07 février 2016 ~ 0 Commentaire

Les forges de Syam – Pierre Bergounioux

Facile pour moi de mettre mes pas dans les mots de Pierre Bergounioux, le petit village abritant ces forges n’est qu’à quelques dizaines de kilomètres de mon domicile et je connais bien cette région qu’il décrit avec une grande minutie et beaucoup de sensibilité. Il m’a été aisé de le suivre sur les petites routes jurassiennes, à l’écart des grands axes de circulation, pour dénicher ce petit vallon où se blottit cette usine palladienne, un peu délabrées, mal entretenue, qui cache bien sa vocation. Seule l’enseigne, à l’entrée, permet de comprendre qu’il s’agit d’une forge et non d’une ferme patricienne, d’une abbaye abandonnée ou d’une folie quelconque d’un nobliau local.
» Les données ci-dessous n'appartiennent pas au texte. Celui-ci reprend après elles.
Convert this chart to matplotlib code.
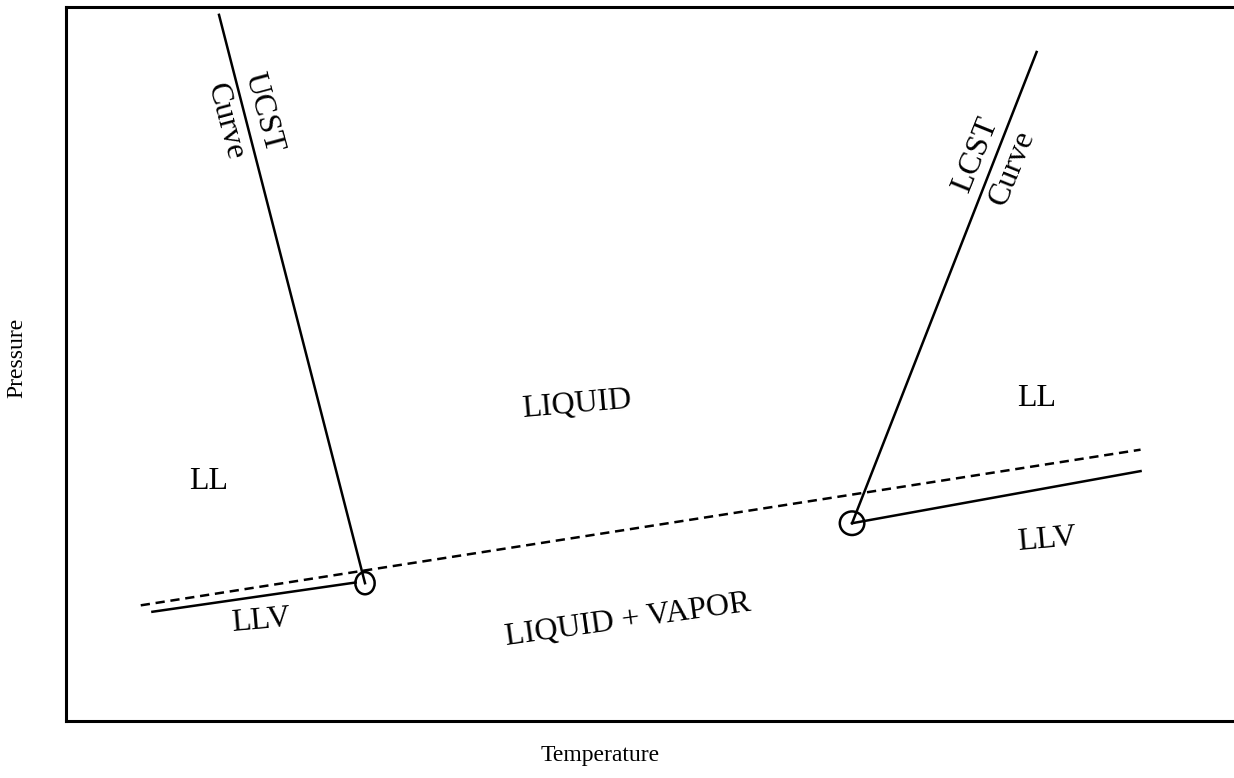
import matplotlib.pyplot as plt
from matplotlib.patches import Ellipse

plt.rcParams['font.family'] = ['Liberation Serif', 'DejaVu Serif']

# phase diagram sketch, temperature / pressure in arbitrary units (0-100)
ucst_T = [13.1, 25.6]
ucst_P = [98.9, 19.3]
lcst_T = [67.3, 83.1]
lcst_P = [27.7, 93.7]
vap_T = [6.4, 92.0]
vap_P = [16.2, 38.0]
llv_left_T = [7.4, 24.8]
llv_left_P = [15.3, 19.4]
llv_right_T = [67.3, 92.0]
llv_right_P = [27.7, 35.0]
crit_T = [25.6, 67.3]
crit_P = [19.3, 27.7]

labels = [
    # text, T, P, rotation
    ('UCST', 16.9, 85.2, -75),
    ('Curve', 13.6, 83.9, -75),
    ('LCST', 77.9, 79.3, 68),
    ('Curve', 81.0, 77.4, 68),
    ('LIQUID', 43.75, 44.3, 5),
    ('LIQUID + VAPOR', 48.1, 14.1, 8),
    ('LL', 12.2, 33.6, 0),
    ('LL', 83.1, 45.2, 0),
    ('LLV', 16.7, 14.0, 5),
    ('LLV', 84.0, 25.4, 5),
]

W, H = 1234, 778
x0, y0, y1 = 66, 721, 7          # axes edges in pixels
axw = W - x0 + 10

fig = plt.figure(figsize=(W / 100, H / 100), dpi=100)
ax = fig.add_axes([x0 / W, (H - y0) / H, axw / W, (y0 - y1) / H])
ax.set_xlim(0, 100 * axw / 1168)
ax.set_ylim(0, 100)

ax.plot(ucst_T, ucst_P, color='black', lw=1.8)
ax.plot(lcst_T, lcst_P, color='black', lw=1.8)
ax.plot(vap_T, vap_P, color='black', lw=1.8, ls='--', dashes=(3.7, 2.3))
ax.plot(llv_left_T, llv_left_P, color='black', lw=1.8)
ax.plot(llv_right_T, llv_right_P, color='black', lw=1.8)

for t, p, w, h in zip(crit_T, crit_P, [1.65, 2.1], [3.1, 3.3]):
    ax.add_patch(Ellipse((t, p), w, h, fill=False, ec='black', lw=1.8))

for txt, t, p, rot in labels:
    ax.text(t, p, txt, rotation=rot, ha='center', va='center', fontsize=23,
            rotation_mode='anchor')

ax.set_xticks([])
ax.set_yticks([])
for side in ['left', 'top', 'bottom']:
    ax.spines[side].set_linewidth(2.2)
ax.spines['right'].set_visible(False)

fig.text(600 / W, 1 - 755 / H, 'Temperature', ha='center', va='center', fontsize=17)
fig.text(17 / W, 1 - 358 / H, 'Pressure', ha='center', va='center', fontsize=17,
         rotation=90)

fig.savefig('out.png', dpi=100)
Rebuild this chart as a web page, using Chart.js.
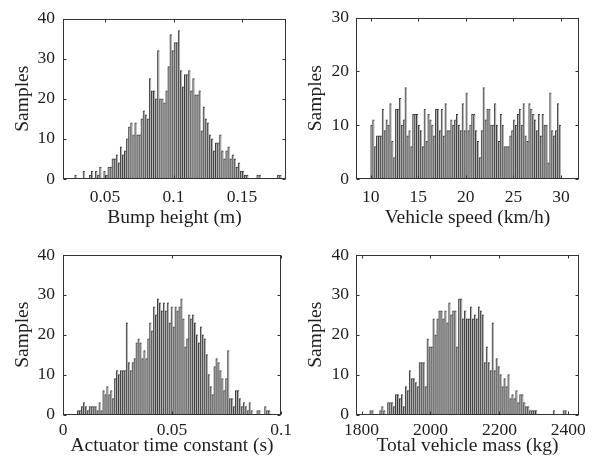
<!DOCTYPE html>
<html>
<head>
<meta charset="utf-8">
<script src="https://cdn.jsdelivr.net/npm/chart.js@4.4.1/dist/chart.umd.min.js"></script>
<style>
  html, body { margin: 0; padding: 0; background: #fff; }
  #wrap { position: relative; width: 594px; height: 467px; overflow: hidden; }
  canvas { position: absolute; }
</style>
</head>
<body>
<div id="wrap">
  <canvas id="c1" width="297" height="233" style="left:0;top:0"></canvas>
  <canvas id="c2" width="297" height="233" style="left:297px;top:0"></canvas>
  <canvas id="c3" width="297" height="234" style="left:0;top:233px"></canvas>
  <canvas id="c4" width="297" height="234" style="left:297px;top:233px"></canvas>
</div>
<script>
// counts per bin (left to right)
const bumpCounts = [
  1,0,0,0,2,0,0,1,2,0, 2,1,3,0,2,1,3,3,5,5, 6,4,8,6,7,10,13,14,11,14,
  11,11,15,17,16,15,25,22,22,20, 32,20,20,19,22,28,36,32,34,34,
  37,27,23,26,26,27,22,25,21,21, 22,12,18,15,14,11,10,7,9,9,
  11,7,5,7,8,5,6,5,3,4, 2,2,1,1,0,0,0,0,1,1, 0,0,0,0,0,0,0,0,1,1
];
const speedCounts = [
  10,11,6,8,8,8,13,9,11,10, 14,7,4,13,13,15,10,11,17,8, 9,6,12,12,12,10,9,6,13,7,
  12,11,10,8,13,13,9,13,8,14, 9,9,11,10,11,12,10,9,14,9, 16,9,
  10,12,12,9,7,4,9,17,11,13, 13,10,10,14,10,7,12,10,6,6, 6,8,9,11,10,12,13,10,14,8,
  7,14,13,12,11,9,12,8,12,10, 10,3,16,9,8,9,14,10
];
const actuatorCounts = [
  1,1,2,3,2,1,2,2,2,2, 1,3,1,6,5,7,5,6,4,9, 11,10,11,11,11,23,13,11,13,14,
  18,19,18,14,16,14,19,23,21,27, 25,29,28,26,28,26,
  28,23,27,22,27,26,27,29,24,17, 19,25,24,25,23,20,18,22,20,19, 15,10,7,5,12,14,13,11,9,6,
  9,16,4,4,2,6,6,4,2,3, 2,1,3,1,0,0,1,1,0,0, 2,1,1
];
const massCounts = [
  1,1,0,0,0,1,2,1,0,3, 3,3,2,5,5,4,5,2,7,6, 11,9,9,8,7,13,13,13,7,19,
  17,17,24,20,24,26,26,24,26,23, 28,25,26,26,17,29,
  29,24,26,24,24,27,24,25,24,27, 26,25,13,17,13,11,23,11,14,12, 10,7,9,7,10,4,5,4,6,3,
  5,5,3,2,2,1,1,1,1,0, 0,0,0,0,0,0,0,1,0,0, 0,0,1,1
];

// bin centres: first centre and bin width
const bumpBin = [0.0286, 0.00151];
const speedBin = [10.1, 0.2];
const actuatorBin = [0.00704, 0.000894];
const massBin = [1826.7, 5.72];

// x axis limits and ticks
const bumpRange = [0.0193, 0.1821];
const speedRange = [8.46, 31.89];
const actuatorRange = [0, 0.1];
const massRange = [1784, 2431];
const bumpTicks = [0.05, 0.1, 0.15];
const speedTicks = [10, 15, 20, 25, 30];
const actuatorTicks = [0, 0.05, 0.1];
const massTicks = [1800, 2000, 2200, 2400];
const yTicks40 = [0, 10, 20, 30, 40];
const yTicks30 = [0, 10, 20, 30];

const FONT = "'Liberation Serif', 'Times New Roman', serif";
const INK = '#1e1e1e';

const framePlugin = {
  id: 'frame',
  afterDatasetsDraw(chart) {
    const { ctx, chartArea: a, scales: { x, y } } = chart;
    const L = Math.round(a.left) + 0.5, R = Math.round(a.right) - 0.5;
    const T = Math.round(a.top) + 0.5, B = Math.round(a.bottom) - 0.5;
    const len = 3;
    ctx.save();
    ctx.strokeStyle = '#333';
    ctx.lineWidth = 1;
    ctx.beginPath();
    x.ticks.forEach(t => {
      const px = Math.round(x.getPixelForValue(t.value)) + 0.5;
      ctx.moveTo(px, B); ctx.lineTo(px, B - len);
      ctx.moveTo(px, T); ctx.lineTo(px, T + len);
    });
    y.ticks.forEach(t => {
      const py = Math.round(y.getPixelForValue(t.value)) + 0.5;
      ctx.moveTo(L, py); ctx.lineTo(L + len, py);
      ctx.moveTo(R, py); ctx.lineTo(R - len, py);
    });
    ctx.stroke();
    ctx.strokeRect(L, T, R - L, B - T);
    ctx.restore();
  }
};

function makeHist(id, o) {
  const points = o.counts.map((c, i) => ({ x: o.bin[0] + i * o.bin[1], y: c }));
  new Chart(document.getElementById(id), {
    type: 'bar',
    data: {
      datasets: [{
        data: points,
        backgroundColor: '#b3b3b3',
        borderColor: '#3a3a3a',
        borderWidth: { left: 1, top: 1, right: 0, bottom: 0 },
        barPercentage: 1,
        categoryPercentage: 1
      }]
    },
    options: {
      responsive: false,
      animation: false,
      devicePixelRatio: 1,
      layout: { padding: { left: 0, right: o.padRight, top: o.padTop, bottom: 0 } },
      plugins: { legend: { display: false }, tooltip: { enabled: false } },
      scales: {
        x: {
          type: 'linear',
          offset: false,
          min: o.range[0], max: o.range[1],
          grid: { display: false, drawTicks: false }, border: { display: false },
          afterBuildTicks: s => { s.ticks = o.xTicks.map(v => ({ value: v })); },
          afterFit: s => { s.height = o.xHeight; },
          ticks: {
            color: INK, padding: o.xTickPad, maxRotation: 0, autoSkip: false,
            font: { family: FONT, size: 17.5 },
            callback: v => String(v)
          },
          title: {
            display: true, text: o.xTitle, color: INK,
            font: { family: FONT, size: 19.5 },
            padding: { top: 0, bottom: o.xTitlePad }
          }
        },
        y: {
          min: 0, max: o.yTicks[o.yTicks.length - 1],
          grid: { display: false, drawTicks: false }, border: { display: false },
          afterBuildTicks: s => { s.ticks = o.yTicks.map(v => ({ value: v })); },
          afterFit: s => { s.width = o.yWidth; },
          ticks: {
            color: INK, padding: o.yTickPad,
            font: { family: FONT, size: 17.5 }
          },
          title: {
            display: true, text: 'Samples', color: INK,
            font: { family: FONT, size: 19.5 },
            padding: { top: o.yTitlePad, bottom: 0 }
          }
        }
      }
    },
    plugins: [framePlugin]
  });
}

makeHist('c1', {
  counts: bumpCounts, bin: bumpBin, range: bumpRange, xTicks: bumpTicks, yTicks: yTicks40,
  xTitle: 'Bump height (m)', padRight: 11, padTop: 17, xHeight: 54, yWidth: 63,
  xTickPad: 7.5, xTitlePad: 3.3, yTickPad: 8, yTitlePad: 11.3
});
makeHist('c2', {
  counts: speedCounts, bin: speedBin, range: speedRange, xTicks: speedTicks, yTicks: yTicks30,
  xTitle: 'Vehicle speed (km/h)', padRight: 15, padTop: 17, xHeight: 54, yWidth: 59,
  xTickPad: 7.5, xTitlePad: 3.3, yTickPad: 7, yTitlePad: 6.8
});
makeHist('c3', {
  counts: actuatorCounts, bin: actuatorBin, range: actuatorRange, xTicks: actuatorTicks, yTicks: yTicks40,
  xTitle: 'Actuator time constant (s)', padRight: 11, padTop: 22, xHeight: 52.5, yWidth: 63,
  xTickPad: 5, xTitlePad: 9.3, yTickPad: 8, yTitlePad: 11.3
});
makeHist('c4', {
  counts: massCounts, bin: massBin, range: massRange, xTicks: massTicks, yTicks: yTicks40,
  xTitle: 'Total vehicle mass (kg)', padRight: 15, padTop: 22, xHeight: 52.5, yWidth: 59,
  xTickPad: 5, xTitlePad: 9.3, yTickPad: 7, yTitlePad: 6.8
});
</script>
</body>
</html>
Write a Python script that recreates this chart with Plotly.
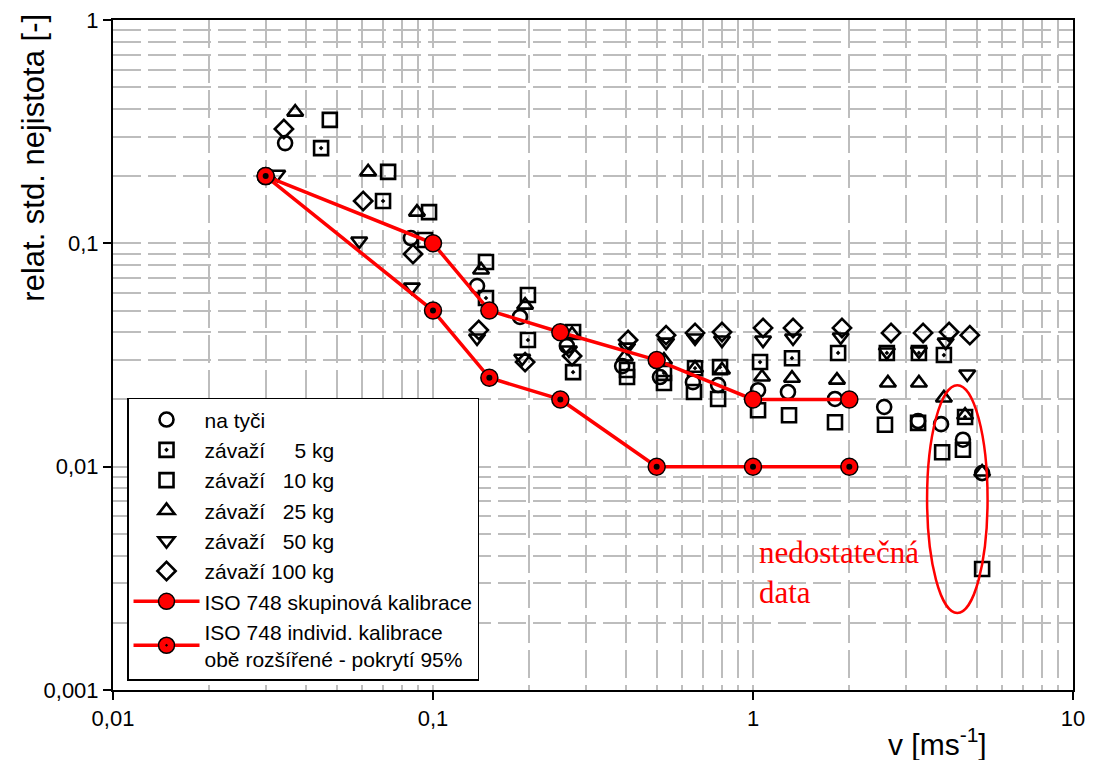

Pierre Bergounioux raconte l’histoire de cette forge en se référant régulièrement à Karl Marx et à son modèle : le passage du patron fondateur qui travaille dans les ateliers, au patron qui vit à la ville en se contentant d’encaisser les produits de l’entreprise. Il resitue cette histoire dans le contexte de l’évolution de l’industrie métallurgique en Europe et dans le monde, des innovations techniques et technologiques, de la constitution des conglomérats géants, de l’effondrement des prix…, le choc industriel, économique, culturel que ces petites entreprises campagnardes, à taille humaine, ont dû subir face à ces géants urbains déshumanisés.

C’est un monde agro-industriel qui se mourait doucement depuis plus d’un siècle, d’une agonie lente mais inéluctable, même s’il respirait encore faiblement quand l’auteur a écrit son texte. Il nous raconte avec une très grande précision comment, dans cette usine musée, on fabrique encore des lingots d’acier pour des usages très spéciaux et nous laisse avec quelques interrogations sur les raisons qui permettent à cette usine de subsister à l’aube du XXI° siècle.

Un texte à la Bergounioux bien sûr, une écriture riche, ciselée, qui décrit avec précision et justesse, les lieux, le travail, l’histoire, le développement et la longue récession de l’activité, l’abandon progressif des ouvriers qui émigrent vers la ville, un processus qui peut servir d’exemple mais dans un cocon tout à fait particulier.

Dans mon emploi, j’ai bien connu cette entreprise, je suivais régulièrement ses difficultés, ses soubresauts, ses redémarrages, ses déboires récurrents et sa fin inéluctable que Bergounioux ne connaissait pas quand il a écrit ce petit livre en forme de témoignage pour qu’on n’oublie pas que cette aventure avait aussi une dimension humaine.